Customers choose their level of participation:

Level	What You Share	What You Get
Local Only	Nothing	Models trained on your data only
Receive Only	Nothing	Benefit from aggregate model improvements
Contribute	Anonymized model updates	Priority access to improved models
Full Federation	Model updates + metadata	Full benefits + community influence

What's Never Shared

Regardless of participation level, the following never leave your facility:

Raw process measurements
Operating setpoints and recipes
Product specifications
Production volumes and timing
Identifiable equipment information

Results from Federated Training

Our federated learning network currently includes participation from facilities across multiple industries and geographies.

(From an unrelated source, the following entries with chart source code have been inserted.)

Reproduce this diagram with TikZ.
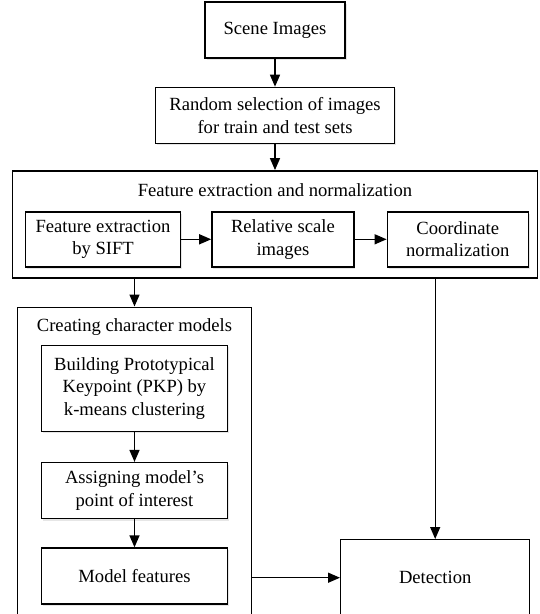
\documentclass[tikz,border=0pt]{standalone}
\usepackage{fontspec}
\setmainfont{Liberation Serif}
\usetikzlibrary{positioning}
\usetikzlibrary{arrows.meta}
\usetikzlibrary{shadows}

\begin{document}
\begin{tikzpicture}[x=1pt, y=1pt, line width=1.4pt, font=\fontsize{18.6}{22.5}\selectfont,
    box/.style={draw, align=center, inner sep=2pt, fill=white, drop shadow={shadow xshift=1.5pt, shadow yshift=-2pt, opacity=0.2}},
    frame/.style={draw, align=center},
    >={Triangle[length=12pt, width=10pt]}]

    \useasboundingbox (0,0) rectangle (540,-614);

    \node(scene)[box, minimum width=140pt, minimum height=56pt] at (275,-30){Scene Images};
    \node(random)[box, minimum width=239pt, minimum height=56pt, below=28pt of scene]{Random selection of images\\for train and test sets};

    \node(fe)[frame, minimum width=525pt, minimum height=107pt, below=26pt of random]{};
    \node(fetitle)[below=13pt of fe.north, inner sep=0pt]{Feature extraction and normalization};
    \node(sift)[box, minimum width=155pt, minimum height=55pt, below right=41pt and 13pt of fe.north west]{Feature extraction\\by SIFT};
    \node(scale)[box, minimum width=142pt, minimum height=55pt, right=30pt of sift]{Relative scale\\images};
    \node(coord)[box, minimum width=141pt, minimum height=55pt, right=32pt of scale]{Coordinate\\normalization};

    \node(creating)[frame, minimum width=234pt, minimum height=314pt, below right=28pt and 5pt of fe.south west]{};
    \node(ctitle)[below=11pt of creating.north, inner sep=0pt]{Creating character models};
    \node(build)[box, minimum width=186pt, minimum height=86pt, below=38pt of creating.north]{Building Prototypical\\Keypoint (PKP) by\\k-means clustering};
    \node(assign)[box, minimum width=186pt, minimum height=56pt, below=30pt of build]{Assigning model's\\point of interest};
    \node(model)[box, minimum width=186pt, minimum height=56pt, below=28pt of assign]{Model features};

    \node(det)[frame, minimum width=189pt, minimum height=76pt, anchor=north west] at (340,-539){Detection};

    \draw[->] (scene) -- (random);
    \draw[->] (random) -- (fe);
    \draw[->] (sift) -- (scale);
    \draw[->] (scale) -- (coord);
    \draw[->] (fe.south -| build) -- (creating.north -| build);
    \draw[->] (build) -- (assign);
    \draw[->] (assign) -- (model);
    \draw[->] (creating.east |- det) -- (det);
    \draw[->] (fe.south -| det) -- (det);

\end{tikzpicture}
\end{document}
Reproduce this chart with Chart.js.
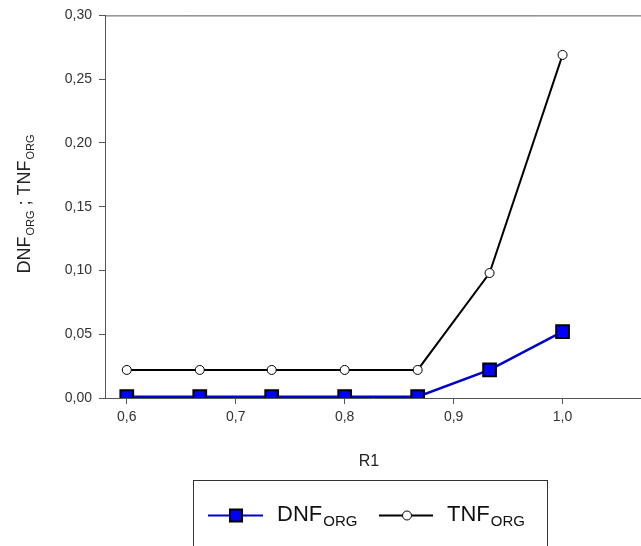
<!DOCTYPE html>
<html>
<head>
<meta charset="utf-8">
<script src="https://cdn.jsdelivr.net/npm/chart.js@4.4.1/dist/chart.umd.min.js"></script>
<style>
  html, body { margin: 0; padding: 0; background: #fff; }
  #wrap { width: 641px; height: 546px; position: relative; }
</style>
</head>
<body>
<div id="wrap"><canvas id="chart" width="641" height="546"></canvas></div>
<script>
// Data

const r1Values = [0.6, 0.667, 0.733, 0.8, 0.867, 0.933, 1.0];
const dnfValues = [0.001, 0.001, 0.001, 0.001, 0.001, 0.022, 0.052];
const tnfValues = [0.022, 0.022, 0.022, 0.022, 0.022, 0.098, 0.269];
const xTicks = [0.6, 0.7, 0.8, 0.9, 1.0];
const yTicks = [0, 0.05, 0.10, 0.15, 0.20, 0.25, 0.30];

const xMin = 0.58;
const xMax = 1.072;
const fontFamily = '"Liberation Sans", Arial, sans-serif';

function toPoints(values) {
    return r1Values.map((x, i) => ({ x: x, y: values[i] }));
}

function commaLabel(value, digits) {
    return value.toFixed(digits).replace('.', ',');
}

// draws "MAIN" followed by subscript "SUB", returns end x
function drawSubText(ctx, x, y, main, sub, mainSize, subSize, subDrop) {
    ctx.font = mainSize + 'px ' + fontFamily;
    ctx.fillText(main, x, y);
    let w = ctx.measureText(main).width;
    ctx.font = subSize + 'px ' + fontFamily;
    ctx.fillText(sub, x + w + 1, y + subDrop);
    return x + w + 1 + ctx.measureText(sub).width;
}

// Frame line on top, axis titles and legend box

const extrasPlugin = {
    id: 'extras',
    afterDraw(chart) {
        const ctx = chart.ctx;
        const area = chart.chartArea;
        ctx.save();

        ctx.strokeStyle = '#555';
        ctx.lineWidth = 1;
        ctx.beginPath();
        ctx.moveTo(area.left, area.top + 0.5);
        ctx.lineTo(area.right, area.top + 0.5);
        ctx.stroke();

        ctx.fillStyle = '#222';
        ctx.textBaseline = 'alphabetic';

        // x title
        ctx.font = '16px ' + fontFamily;
        ctx.textAlign = 'center';
        ctx.fillText('R1', 369, 466);

        // y title (rotated)
        ctx.save();
        ctx.translate(30, 203);
        ctx.rotate(-Math.PI / 2);
        ctx.textAlign = 'left';
        ctx.font = '18px ' + fontFamily;
        let totalW = ctx.measureText('DNF').width * 2 + ctx.measureText(' ; ').width;
        ctx.font = '11px ' + fontFamily;
        totalW += 2 * ctx.measureText('ORG').width + 2;
        let x = -totalW / 2;
        x = drawSubText(ctx, x, 0, 'DNF', 'ORG', 18, 11, 4);
        ctx.font = '18px ' + fontFamily;
        ctx.fillText(' ; ', x, 0);
        x += ctx.measureText(' ; ').width;
        drawSubText(ctx, x, 0, 'TNF', 'ORG', 18, 11, 4);
        ctx.restore();

        // legend box
        ctx.strokeStyle = '#333';
        ctx.lineWidth = 1;
        ctx.strokeRect(193.5, 480.5, 354, 80);

        ctx.lineWidth = 2;
        ctx.strokeStyle = '#0000cc';
        ctx.beginPath();
        ctx.moveTo(208, 515.5);
        ctx.lineTo(263, 515.5);
        ctx.stroke();
        ctx.fillStyle = '#0000ff';
        ctx.strokeStyle = '#000';
        ctx.lineWidth = 2;
        ctx.fillRect(230, 509.5, 12, 12);
        ctx.strokeRect(230, 509.5, 12, 12);

        ctx.strokeStyle = '#000';
        ctx.lineWidth = 2;
        ctx.beginPath();
        ctx.moveTo(379, 515.5);
        ctx.lineTo(433, 515.5);
        ctx.stroke();
        ctx.fillStyle = '#fff';
        ctx.lineWidth = 1;
        ctx.beginPath();
        ctx.arc(407, 515.5, 4.5, 0, Math.PI * 2);
        ctx.fill();
        ctx.stroke();

        ctx.fillStyle = '#111';
        ctx.textAlign = 'left';
        drawSubText(ctx, 277, 521, 'DNF', 'ORG', 22, 15, 5);
        drawSubText(ctx, 447, 521, 'TNF', 'ORG', 22, 15, 5);

        ctx.restore();
    }
};

const chartCanvas = document.getElementById('chart');

let chartData = {
    datasets: [{
        label: 'TNF',
        data: toPoints(tnfValues),
        showLine: true,
        borderColor: '#000',
        borderWidth: 2,
        pointStyle: 'circle',
        pointRadius: 4.5,
        pointBackgroundColor: '#fff',
        pointBorderColor: '#000',
        pointBorderWidth: 1
    }, {
        label: 'DNF',
        data: toPoints(dnfValues),
        showLine: true,
        borderColor: '#0000cc',
        borderWidth: 2.5,
        pointStyle: 'rect',
        pointRadius: 9,
        pointBackgroundColor: '#0000ff',
        pointBorderColor: '#000',
        pointBorderWidth: 2
    }]
};

let chartOptions = {
    responsive: false,
    animation: { duration: 0 },
    layout: {
        autoPadding: false,
        padding: { left: 0, right: 0, top: 15, bottom: 0 }
    },
    scales: {
        x: {
            type: 'linear',
            min: xMin,
            max: xMax,
            afterFit: scale => {
                scale.height = 148;
                scale.paddingRight = 0;
            },
            afterBuildTicks: scale => { scale.ticks = xTicks.map(v => ({ value: v })); },
            grid: {
                drawOnChartArea: false,
                color: '#555',
                tickLength: 6
            },
            border: { color: '#555', width: 1 },
            ticks: {
                color: '#333',
                padding: 5,
                maxRotation: 0,
                autoSkip: false,
                font: { family: fontFamily, size: 14 },
                callback: v => commaLabel(v, 1)
            }
        },
        y: {
            type: 'linear',
            min: 0,
            max: 0.30,
            afterFit: scale => { scale.width = 105; },
            afterBuildTicks: scale => { scale.ticks = yTicks.map(v => ({ value: v })); },
            grid: {
                drawOnChartArea: false,
                color: '#555',
                tickLength: 6
            },
            border: { color: '#555', width: 1 },
            ticks: {
                color: '#333',
                padding: 7,
                font: { family: fontFamily, size: 14 },
                callback: v => commaLabel(v, 2)
            }
        }
    },
    plugins: {
        legend: { display: false },
        tooltip: { enabled: false }
    }
};

let mainChart = new Chart(chartCanvas, {
    type: 'scatter',
    data: chartData,
    options: chartOptions,
    plugins: [extrasPlugin]
});
</script>
</body>
</html>
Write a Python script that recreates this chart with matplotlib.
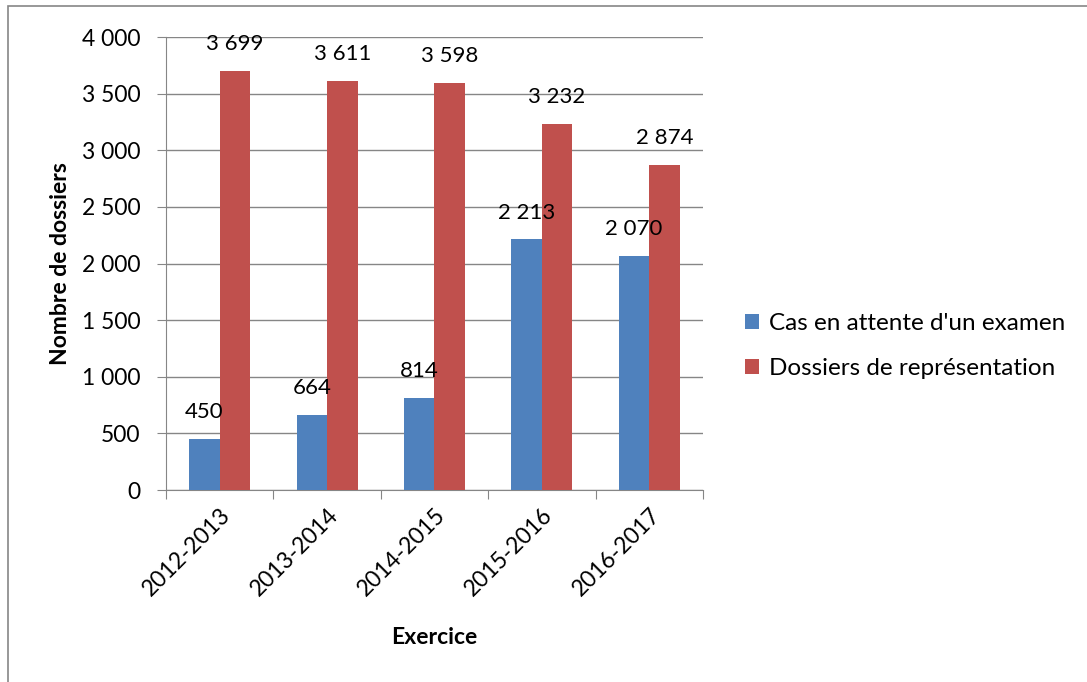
import numpy as np
import matplotlib.pyplot as plt
from matplotlib.patches import Rectangle

plt.rcParams['font.family'] = ['Lato', 'DejaVu Sans']

exercices = ['2012-2013', '2013-2014', '2014-2015', '2015-2016', '2016-2017']
attente = [450, 664, 814, 2213, 2070]
representation = [3699, 3611, 3598, 3232, 2874]

blue = '#4F81BD'
red = '#C0504D'
grey = '#868686'


def fmt(v):
    return '{:,}'.format(int(v)).replace(',', ' ')


fig = plt.figure(figsize=(10.87, 6.82), dpi=100)
ax = fig.add_axes([0.1527, 0.2815, 0.494, 0.6642])

x = np.arange(len(exercices))
w = 0.284
b1 = ax.bar(x - w / 2, attente, w, color=blue, label="Cas en attente d'un examen", zorder=3)
b2 = ax.bar(x + w / 2, representation, w, color=red, label='Dossiers de représentation', zorder=3)

# etiquettes de valeurs au-dessus des barres
for bars, vals in [(b1, attente), (b2, representation)]:
    for r, v in zip(bars, vals):
        ax.annotate(fmt(v), (r.get_x() + r.get_width() / 2, v), xytext=(0, 12),
                    textcoords='offset points', ha='center', va='bottom', fontsize=16)

ax.set_xlim(-0.5, len(exercices) - 0.5)
ax.set_ylim(0, 4000)
ax.set_yticks(np.arange(0, 4001, 500))
ax.set_yticklabels([fmt(t) for t in np.arange(0, 4001, 500)], fontsize=16.5)
ax.yaxis.grid(True, color=grey, linewidth=1, zorder=0)

ax.set_xticks(np.arange(-0.5, len(exercices), 1))
ax.set_xticklabels([])
ax.set_xticks(x, minor=True)
ax.set_xticklabels(exercices, minor=True, rotation=45, ha='right', rotation_mode='anchor', fontsize=16.5)
ax.tick_params(axis='x', which='minor', length=0, pad=10)
ax.tick_params(axis='x', which='major', length=6.5, color=grey)
ax.tick_params(axis='y', length=6.5, color=grey, pad=12)

for s in ['top', 'right']:
    ax.spines[s].set_visible(False)
for s in ['left', 'bottom']:
    ax.spines[s].set_color(grey)

ax.set_xlabel('Exercice', fontweight='bold', fontsize=16.5, labelpad=20)
ax.set_ylabel('Nombre de dossiers', fontweight='bold', fontsize=16.5, labelpad=8)

ax.legend(loc='center left', bbox_to_anchor=(1.078, 0.318), frameon=False, fontsize=17.5,
          borderpad=0, borderaxespad=0, handlelength=0.6, handleheight=0.6,
          handletextpad=0.4, labelspacing=1.0)

fig.patches.append(Rectangle((8 / 1087, -0.1), 1.2, 1 - 6 / 682 + 0.1, transform=fig.transFigure,
                             fill=False, edgecolor=grey, linewidth=1.2))

fig.savefig('out.png', dpi=100)
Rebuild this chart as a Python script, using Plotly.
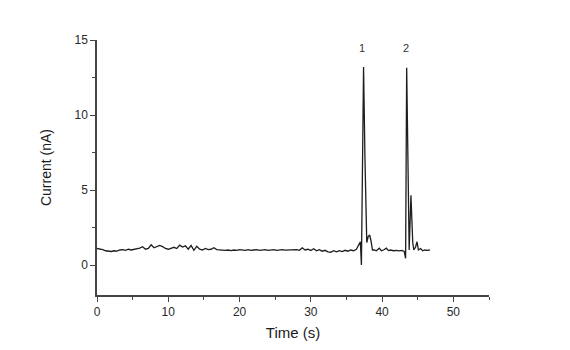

Model Performance Comparison

Metric	Local Training Only	Federated Training	Improvement
Prediction accuracy (RMSE)	2.1°C	1.4°C	+33%
Data needed for 95% accuracy	200 batches	50 batches	-75%
Rare event detection	62%	89%	+44%
Extrapolation error	4.8°C	2.1°C	+56%

Key observations:

New sites achieve good performance 4x faster
Models handle unusual conditions better due to diverse training
Rare safety-relevant events are better recognized
Less overfitting to site-specific quirks

Future Directions

We continue to advance our federated learning capabilities:

Process-specific federations: Separate networks for batch reactors, continuous processes, separations, etc.
Cross-company collaboration: Enabling industry consortia to pool learnings while maintaining confidentiality
Federated transfer learning: Leveraging learnings from similar but not identical processes
Blockchain verification: Immutable audit trails for model provenance and update integrity

Conclusion

Federated learning resolves a fundamental tension in industrial ML: the need for large, diverse datasets versus the imperative to protect proprietary data. For chemical manufacturing, this enables:

Better models through collective learning
Maintained competitive confidentiality
Simplified regulatory compliance
Faster deployment at new sites

As the chemical industry adopts more AI-driven optimization, federated learning will become the standard approach for collaborative improvement while respecting data boundaries.